Along with the attachment parenting, I decided that I had to home school Forrest. I believed that the public schools were all wrong in their methodology and wanted to pursue child-led learning. I still think child-led learning is really cool, but I also think public schools can do a great job. They have been with Dylan. Also, I would have been the wrong person to do that with Forrest. Our relationship is strained to the max, and he deserves to be with an awesome teacher (which he totally got this year at his school).

In the end, after I had stepped away from a lot of the group think I was drowning in and allowed my one-sided opinions to even out (I did this with everything, not just parenting), I decided to sell the open-ended curriculum I had already purchased and send Forrest to school. We both needed it.

Today was his first day of school. I see so many moms on Facebook expressing sentiments that they will, or already do, miss their children, and I start to question whether I’m a fit parent.

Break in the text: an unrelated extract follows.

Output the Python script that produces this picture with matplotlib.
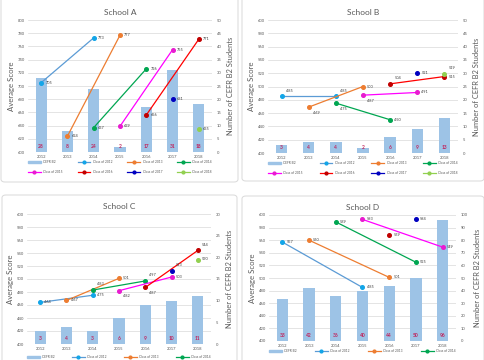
import matplotlib.pyplot as plt
from matplotlib.patches import FancyBboxPatch, Patch
from matplotlib.lines import Line2D

plt.rcParams['font.family'] = ['Lato', 'DejaVu Sans']

W, H = 485, 360

years = [2012, 2013, 2014, 2015, 2016, 2017, 2018]
class_names = ['Class of 2012', 'Class of 2013', 'Class of 2014', 'Class of 2015',
               'Class of 2016', 'Class of 2017', 'Class of 2018']
line_colors = ['#5B9BD5', '#ED7D31', '#00A651', '#FF00FF', '#FF0000', '#0000C0', '#92D050']
marker_colors = ['#12A5E8', '#ED7D31', '#00A651', '#E81CD0', '#C00000', '#0000C0', '#92D050']

# School A
a_b2 = [28, 8, 24, 2, 17, 31, 18]
a_years = [[2012, 2014], [2013, 2015], [2014, 2016], [2015, 2017], [2016, 2018], [2017], [2018]]
a_scores = [[705, 773], [624, 777], [637, 726], [639, 755], [656, 771], [681], [635]]

# School B
b_b2 = [3, 4, 4, 2, 6, 9, 13]
b_years = [[2012, 2014], [2013, 2015], [2014, 2016], [2015, 2017], [2016, 2018], [2017], [2018]]
b_scores = [[485, 485], [469, 500], [475, 450], [487, 491], [504, 515], [521], [519]]

# School C
c_b2 = [3, 4, 3, 6, 9, 10, 11]
c_years = [[2012, 2014], [2013, 2015], [2014, 2016], [2015, 2017], [2016, 2018], [2017], [2018]]
c_scores = [[464, 475], [467, 501], [483, 497], [482, 503], [487, 544], [513], [530]]

# School D
d_b2 = [33, 42, 36, 40, 44, 50, 96]
d_years = [[2012, 2015], [2013, 2016], [2014, 2017], [2015, 2018], [2016], [2017]]
d_scores = [[557, 485], [560, 501], [589, 525], [593, 549], [569], [594]]

# label placement per point
offsets = {'r': (3, 0), 'ur': (3, 4), 'dr': (3, -4), 'u': (1, 5)}
a_pos = [['r', 'r'], ['r', 'r'], ['r', 'r'], ['r', 'r'], ['r', 'r'], ['r'], ['r']]
b_pos = [['ur', 'ur'], ['dr', 'r'], ['dr', 'r'], ['dr', 'r'], ['ur', 'r'], ['r'], ['ur']]
c_pos = [['r', 'r'], ['r', 'r'], ['ur', 'ur'], ['dr', 'r'], ['dr', 'ur'], ['ur'], ['r']]
d_pos = [['r', 'r'], ['r', 'r'], ['r', 'r'], ['r', 'r'], ['r'], ['r']]

gray = '#595959'
fig = plt.figure(figsize=(W / 100, H / 100), dpi=100)


def box(x0, y0, x1, y1):
    p = FancyBboxPatch((x0 / W, 1 - y1 / H), (x1 - x0) / W, (y1 - y0) / H,
                       boxstyle='round,pad=0,rounding_size=0.008',
                       transform=fig.transFigure, fc='white', ec='#D9D9D9', lw=0.7,
                       zorder=-10)
    fig.add_artist(p)


def panel(rect, title, b2, cls_years, cls_scores, pos, ylo, rmax, rstep, leg_gap, leg_n):
    x0, y0, x1, y1 = rect
    ax = fig.add_axes([x0 / W, 1 - y1 / H, (x1 - x0) / W, (y1 - y0) / H])
    ax.patch.set_visible(False)
    ax.set_xlim(-0.5, 6.5)
    ax.set_ylim(ylo, ylo + 200)
    ax.set_yticks(range(ylo, ylo + 201, 20))
    ax.set_xticks(range(len(years)))
    ax.set_xticklabels(years)
    ax.grid(axis='y', color='#D9D9D9', lw=0.5)
    ax.tick_params(length=0, labelsize=3, colors=gray, pad=2)
    for s in ax.spines.values():
        s.set_visible(False)
    ax.set_ylabel('Average Score', fontsize=5.6, color=gray, labelpad=2)
    ax.set_title(title, fontsize=6, color=gray, pad=3.5)

    ax2 = ax.twinx()
    ax2.set_ylim(0, rmax)
    ax2.set_yticks(range(0, rmax + 1, rstep))
    ax2.tick_params(length=0, labelsize=3, colors=gray, pad=3.5)
    for s in ax2.spines.values():
        s.set_visible(False)
    ax2.set_ylabel('Number of CEFR B2 Students', fontsize=5.4, color=gray, labelpad=4)
    ax2.bar(range(len(years)), b2, width=0.42, color='#9DC3E6')
    for i, v in enumerate(b2):
        ax2.annotate(str(v), (i, 0), xytext=(0, 3.8), textcoords='offset points',
                     ha='center', va='center', fontsize=3.5, fontweight='bold', color='#C0245C')

    ax3 = ax.twinx()
    ax3.set_ylim(ylo, ylo + 200)
    ax3.axis('off')
    handles = [Patch(color='#9DC3E6', label='CEFR B2')]
    for k, (ys, vals) in enumerate(zip(cls_years, cls_scores)):
        xs = [years.index(y) for y in ys]
        ax3.plot(xs, vals, color=line_colors[k], lw=0.9, marker='o', ms=2.6,
                 mfc=marker_colors[k], mec=marker_colors[k])
        for x, v, p in zip(xs, vals, pos[k]):
            ax3.annotate(str(v), (x, v), xytext=offsets[p], textcoords='offset points',
                         ha='left', va='center', fontsize=2.8, color='#404040')
        handles.append(Line2D([], [], color=line_colors[k], lw=0.9, marker='o', ms=2,
                              mfc=marker_colors[k], mec=marker_colors[k],
                              label=class_names[k]))
    handles = handles[:leg_n]
    n = len(handles)
    order = [r * 4 + c for c in range(4) for r in range(2) if r * 4 + c < n]
    hh = [handles[i] for i in order]
    ax.legend(handles=hh, ncol=4, loc='upper left', mode='expand',
              bbox_to_anchor=(0, -leg_gap / (y1 - y0), 1, 0), frameon=False,
              fontsize=2.3, labelcolor=gray, handlelength=4, handleheight=0.6,
              labelspacing=1.8, borderaxespad=0, borderpad=0, handletextpad=0.8,
              columnspacing=1.0)


box(1, -5, 238, 182)
box(242, -5, 484, 181)
box(2, 195, 237, 370)
box(242, 196, 484, 370)

panel((28, 20, 212, 152), 'School A', a_b2, a_years, a_scores, a_pos, 600, 50, 5, 8, 8)
panel((268, 20, 458, 153), 'School B', b_b2, b_years, b_scores, b_pos, 400, 50, 5, 8, 8)
panel((27, 214, 211, 344), 'School C', c_b2, c_years, c_scores, c_pos, 400, 30, 5, 11, 4)
panel((269, 215, 456, 341), 'School D', d_b2, d_years, d_scores, d_pos, 400, 100, 10, 8, 4)

fig.savefig('out.png', dpi=100, facecolor='white')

I didn’t miss him at all! I was excited to go pick him up and see how his first day was (update: he loved it so much he wanted to stay there), but I did not miss him.

Today has been a glamorous day of grocery shopping by myself, zero car seat buckling, cleaning out the fridge, and working on blog tasks.

Today was a day of joy and freedom, then regret, then release, then a return of joy. Pure, uninterrupted, snot-free joy.

I love my kids, but I now understand that space allows me to love them more. I always had opportunities to miss Dylan. Between working, schools, visitations, and playing with friends, I never had an opportunity to be smothered in the way that a stay-at-home-mom to an extremely attached child might. Today was a very different experience than I had on Dylan’s first day of Kindergarten.

I may not be the mom who dotes on my children or cries about how fast they are growing, but that doesn’t mean I’m not as good a mom. I’m just different.

I made all the mistakes I’ve made out of love. Everything I have done has been for the benefit of my kids. They always come first. Do I always like it? No (sometimes I have tantrums myself). Do I sometimes fantasize running away? Yes, oh yes. But I still try every day to be the best mom I can be, in my own way.

I know there are other moms who might be feeling the same way during this back to school season. If that’s you, I want you to ask yourself these questions:

Do you love your kids? Do you give them everything they need and do everything you can to make them healthy and happy? Do you dislike parts of being a parent but still do it anyway? Then you are a good parent. Period.

Happy back to school day, and feel free to leave your experiences below!